Stem Cells, November 12, 2008

Scientists at the Yerkes National Primate Research Center at Emory University in Atlanta have used stem cells derived from the dental pulp of monkeys to stimulate the generation of neural cells in an animal model. Such an achievement offers hope for people who are afflicted with diseases of the central nervous system, such as Parkinson's and Hungtington's diseases, among others, as well as for those people who suffer from spinal cord and traumatic brain injuries.

Anthony Chan, DVM, Ph.D., assistant professor of human genetics at Emory's School of Medicine, led the experiments. Dr. Chan and his colleagues took stem cells which they had derived from the dental pulp of a tooth of a rhesus macque, and transplanted the stem cells into the hippocampal areas of the brains of mice. The stem cells were then found to stimulate the new growth of neurons and other types of specialized neural tissue.

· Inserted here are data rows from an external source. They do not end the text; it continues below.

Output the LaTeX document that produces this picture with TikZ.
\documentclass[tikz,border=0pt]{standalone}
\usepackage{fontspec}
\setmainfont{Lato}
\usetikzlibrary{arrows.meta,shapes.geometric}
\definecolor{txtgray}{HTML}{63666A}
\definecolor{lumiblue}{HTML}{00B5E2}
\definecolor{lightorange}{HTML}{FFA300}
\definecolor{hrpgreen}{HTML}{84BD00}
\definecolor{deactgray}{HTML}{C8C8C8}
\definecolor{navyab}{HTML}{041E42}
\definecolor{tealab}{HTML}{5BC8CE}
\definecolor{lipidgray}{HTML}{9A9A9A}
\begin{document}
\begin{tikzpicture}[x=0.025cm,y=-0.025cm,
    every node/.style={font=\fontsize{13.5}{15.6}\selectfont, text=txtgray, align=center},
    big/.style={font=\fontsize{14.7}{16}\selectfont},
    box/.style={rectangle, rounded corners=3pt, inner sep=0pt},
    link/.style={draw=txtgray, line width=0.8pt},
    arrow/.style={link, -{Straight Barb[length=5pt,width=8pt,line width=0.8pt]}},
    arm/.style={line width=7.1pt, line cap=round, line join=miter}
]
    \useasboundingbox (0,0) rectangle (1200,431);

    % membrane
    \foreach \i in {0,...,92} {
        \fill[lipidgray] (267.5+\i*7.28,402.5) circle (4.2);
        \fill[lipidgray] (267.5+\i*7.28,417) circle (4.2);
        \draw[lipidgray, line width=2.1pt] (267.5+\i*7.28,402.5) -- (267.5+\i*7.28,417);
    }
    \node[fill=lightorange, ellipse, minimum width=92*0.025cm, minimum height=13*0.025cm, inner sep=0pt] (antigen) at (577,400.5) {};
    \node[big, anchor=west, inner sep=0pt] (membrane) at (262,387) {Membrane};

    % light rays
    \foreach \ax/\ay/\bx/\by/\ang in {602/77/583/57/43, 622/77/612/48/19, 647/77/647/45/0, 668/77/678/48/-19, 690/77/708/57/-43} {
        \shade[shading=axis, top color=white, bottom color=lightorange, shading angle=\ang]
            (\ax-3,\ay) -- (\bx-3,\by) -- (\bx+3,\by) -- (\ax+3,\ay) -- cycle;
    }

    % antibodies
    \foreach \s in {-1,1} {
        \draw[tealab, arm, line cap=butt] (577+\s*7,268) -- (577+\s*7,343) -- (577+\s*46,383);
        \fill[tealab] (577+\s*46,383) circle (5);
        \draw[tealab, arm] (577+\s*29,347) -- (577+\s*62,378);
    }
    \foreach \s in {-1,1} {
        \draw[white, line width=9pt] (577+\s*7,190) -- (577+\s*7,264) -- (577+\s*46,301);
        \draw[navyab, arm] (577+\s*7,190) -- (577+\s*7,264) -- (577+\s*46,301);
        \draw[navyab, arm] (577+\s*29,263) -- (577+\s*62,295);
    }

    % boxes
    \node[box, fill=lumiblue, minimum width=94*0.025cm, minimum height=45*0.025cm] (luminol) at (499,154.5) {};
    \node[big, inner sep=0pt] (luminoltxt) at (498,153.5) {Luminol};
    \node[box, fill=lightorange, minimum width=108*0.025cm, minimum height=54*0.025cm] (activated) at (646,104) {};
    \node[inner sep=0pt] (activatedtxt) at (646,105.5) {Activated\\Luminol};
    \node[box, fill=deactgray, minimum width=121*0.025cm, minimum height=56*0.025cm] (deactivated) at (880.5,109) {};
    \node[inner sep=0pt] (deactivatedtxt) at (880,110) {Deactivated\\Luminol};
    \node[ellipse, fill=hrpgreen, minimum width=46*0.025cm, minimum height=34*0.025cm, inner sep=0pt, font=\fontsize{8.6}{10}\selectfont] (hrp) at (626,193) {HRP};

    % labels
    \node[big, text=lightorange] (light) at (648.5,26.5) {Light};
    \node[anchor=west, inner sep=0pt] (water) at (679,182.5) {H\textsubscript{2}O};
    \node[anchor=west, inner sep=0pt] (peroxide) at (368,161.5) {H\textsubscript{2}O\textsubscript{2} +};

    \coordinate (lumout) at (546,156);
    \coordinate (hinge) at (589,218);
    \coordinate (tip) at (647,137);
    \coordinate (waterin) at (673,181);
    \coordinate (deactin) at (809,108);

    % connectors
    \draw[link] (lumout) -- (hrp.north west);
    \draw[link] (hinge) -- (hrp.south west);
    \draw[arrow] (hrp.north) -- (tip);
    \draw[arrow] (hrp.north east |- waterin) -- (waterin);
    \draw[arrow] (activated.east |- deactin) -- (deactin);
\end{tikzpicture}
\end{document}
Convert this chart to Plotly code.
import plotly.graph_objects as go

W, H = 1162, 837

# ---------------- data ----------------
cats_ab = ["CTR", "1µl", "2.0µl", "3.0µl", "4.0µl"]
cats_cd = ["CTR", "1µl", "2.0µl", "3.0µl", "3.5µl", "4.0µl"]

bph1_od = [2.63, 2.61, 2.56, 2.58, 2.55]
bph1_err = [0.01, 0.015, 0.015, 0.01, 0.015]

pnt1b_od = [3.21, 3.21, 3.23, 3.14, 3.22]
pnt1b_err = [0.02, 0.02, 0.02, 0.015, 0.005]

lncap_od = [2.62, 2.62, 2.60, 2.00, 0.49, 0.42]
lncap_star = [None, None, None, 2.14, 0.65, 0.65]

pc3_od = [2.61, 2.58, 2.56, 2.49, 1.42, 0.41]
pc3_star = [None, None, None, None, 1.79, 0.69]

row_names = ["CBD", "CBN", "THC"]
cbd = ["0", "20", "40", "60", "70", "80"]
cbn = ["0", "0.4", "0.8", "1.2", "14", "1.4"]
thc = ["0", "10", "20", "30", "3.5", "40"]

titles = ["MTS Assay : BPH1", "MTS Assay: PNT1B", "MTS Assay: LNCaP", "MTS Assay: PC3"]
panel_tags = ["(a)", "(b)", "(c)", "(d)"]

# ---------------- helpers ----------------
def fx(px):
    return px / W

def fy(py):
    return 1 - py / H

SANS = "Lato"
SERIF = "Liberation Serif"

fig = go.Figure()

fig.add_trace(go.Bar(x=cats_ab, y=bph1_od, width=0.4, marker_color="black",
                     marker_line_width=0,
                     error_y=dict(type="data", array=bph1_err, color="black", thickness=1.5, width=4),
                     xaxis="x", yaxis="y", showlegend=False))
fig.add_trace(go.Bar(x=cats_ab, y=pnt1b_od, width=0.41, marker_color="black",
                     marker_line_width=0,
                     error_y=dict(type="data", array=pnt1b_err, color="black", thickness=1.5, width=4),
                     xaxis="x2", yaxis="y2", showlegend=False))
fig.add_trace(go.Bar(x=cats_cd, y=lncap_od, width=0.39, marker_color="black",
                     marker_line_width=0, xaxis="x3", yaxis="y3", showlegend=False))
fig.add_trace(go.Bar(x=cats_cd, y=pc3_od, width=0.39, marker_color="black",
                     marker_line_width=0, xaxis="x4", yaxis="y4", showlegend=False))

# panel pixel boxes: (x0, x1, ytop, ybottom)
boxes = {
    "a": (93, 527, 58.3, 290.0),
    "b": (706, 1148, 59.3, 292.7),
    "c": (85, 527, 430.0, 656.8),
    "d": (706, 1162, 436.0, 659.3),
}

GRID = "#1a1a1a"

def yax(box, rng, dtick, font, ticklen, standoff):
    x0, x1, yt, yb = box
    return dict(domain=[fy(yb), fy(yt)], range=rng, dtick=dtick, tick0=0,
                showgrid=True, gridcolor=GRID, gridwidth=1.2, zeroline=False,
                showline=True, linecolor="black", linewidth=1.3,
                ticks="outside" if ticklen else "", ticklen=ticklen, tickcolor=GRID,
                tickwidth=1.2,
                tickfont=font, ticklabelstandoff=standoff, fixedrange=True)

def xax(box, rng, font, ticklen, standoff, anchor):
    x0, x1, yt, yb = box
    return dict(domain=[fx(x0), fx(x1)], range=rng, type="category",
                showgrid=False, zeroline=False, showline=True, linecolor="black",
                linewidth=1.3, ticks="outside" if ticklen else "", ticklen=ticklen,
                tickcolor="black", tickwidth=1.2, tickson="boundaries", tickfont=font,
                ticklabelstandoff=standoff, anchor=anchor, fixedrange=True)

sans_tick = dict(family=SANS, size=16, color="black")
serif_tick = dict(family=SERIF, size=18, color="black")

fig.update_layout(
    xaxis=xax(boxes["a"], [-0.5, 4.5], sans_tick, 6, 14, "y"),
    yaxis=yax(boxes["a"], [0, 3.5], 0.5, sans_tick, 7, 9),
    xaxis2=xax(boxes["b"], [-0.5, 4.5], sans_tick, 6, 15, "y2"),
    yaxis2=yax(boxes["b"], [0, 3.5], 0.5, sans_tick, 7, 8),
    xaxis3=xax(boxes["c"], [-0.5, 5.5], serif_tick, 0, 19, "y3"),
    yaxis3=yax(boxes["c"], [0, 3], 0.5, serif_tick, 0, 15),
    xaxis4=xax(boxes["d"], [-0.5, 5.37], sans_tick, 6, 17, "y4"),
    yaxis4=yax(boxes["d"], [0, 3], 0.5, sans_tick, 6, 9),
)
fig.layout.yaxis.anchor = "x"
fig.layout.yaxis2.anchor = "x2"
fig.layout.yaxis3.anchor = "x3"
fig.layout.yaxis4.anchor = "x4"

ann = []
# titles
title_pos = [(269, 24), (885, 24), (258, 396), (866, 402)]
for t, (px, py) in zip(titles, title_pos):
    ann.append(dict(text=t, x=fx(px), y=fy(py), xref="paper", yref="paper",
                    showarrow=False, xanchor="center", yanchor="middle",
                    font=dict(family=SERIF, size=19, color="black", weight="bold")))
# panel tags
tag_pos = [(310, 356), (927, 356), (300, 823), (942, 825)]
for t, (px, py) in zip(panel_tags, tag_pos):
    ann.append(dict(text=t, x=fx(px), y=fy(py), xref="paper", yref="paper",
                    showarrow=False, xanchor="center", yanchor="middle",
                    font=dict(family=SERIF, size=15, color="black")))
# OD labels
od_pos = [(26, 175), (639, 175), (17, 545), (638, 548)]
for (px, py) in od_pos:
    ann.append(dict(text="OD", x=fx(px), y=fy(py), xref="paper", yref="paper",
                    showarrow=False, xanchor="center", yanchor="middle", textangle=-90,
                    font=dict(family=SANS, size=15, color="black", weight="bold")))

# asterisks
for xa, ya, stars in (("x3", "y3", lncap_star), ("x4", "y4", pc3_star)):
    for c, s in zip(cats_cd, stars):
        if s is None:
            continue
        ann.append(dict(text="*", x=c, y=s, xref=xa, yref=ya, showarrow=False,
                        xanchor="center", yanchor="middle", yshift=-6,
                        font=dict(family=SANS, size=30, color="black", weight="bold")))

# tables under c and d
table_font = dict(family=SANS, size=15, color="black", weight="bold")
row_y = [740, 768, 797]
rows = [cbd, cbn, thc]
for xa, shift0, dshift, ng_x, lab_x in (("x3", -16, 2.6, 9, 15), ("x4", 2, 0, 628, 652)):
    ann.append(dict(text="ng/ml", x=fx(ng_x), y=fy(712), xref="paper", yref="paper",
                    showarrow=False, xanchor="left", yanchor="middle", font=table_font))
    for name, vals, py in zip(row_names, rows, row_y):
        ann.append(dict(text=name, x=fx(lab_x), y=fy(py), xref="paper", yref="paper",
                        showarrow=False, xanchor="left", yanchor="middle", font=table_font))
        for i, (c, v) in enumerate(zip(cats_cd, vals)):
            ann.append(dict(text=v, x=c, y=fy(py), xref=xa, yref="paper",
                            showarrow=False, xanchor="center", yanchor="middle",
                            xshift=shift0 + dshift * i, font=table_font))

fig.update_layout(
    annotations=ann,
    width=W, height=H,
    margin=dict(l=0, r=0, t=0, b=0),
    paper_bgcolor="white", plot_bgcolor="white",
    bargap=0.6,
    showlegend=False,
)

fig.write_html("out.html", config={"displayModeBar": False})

According to Dr. Chan, "By showing that dental pulp stem cells are capable of stimulating the growth of neurons, our study demonstrates the specific therapeutic potential of dental pulp stem cells and the broader potential for adult stem cells. Being able to use your own stem cells for therapy would greatly decrease the risk of cell rejection that we now experience in transplant medicine."

Dental pulp stem cells are readily and universally available, as anyone of any age may have his or her dental pulp stem cells isolated during a routine visit to the dentist, thereby allowing for a very convenient type of autologous (in which the donor and the recipient are the same person) stem cell therapy.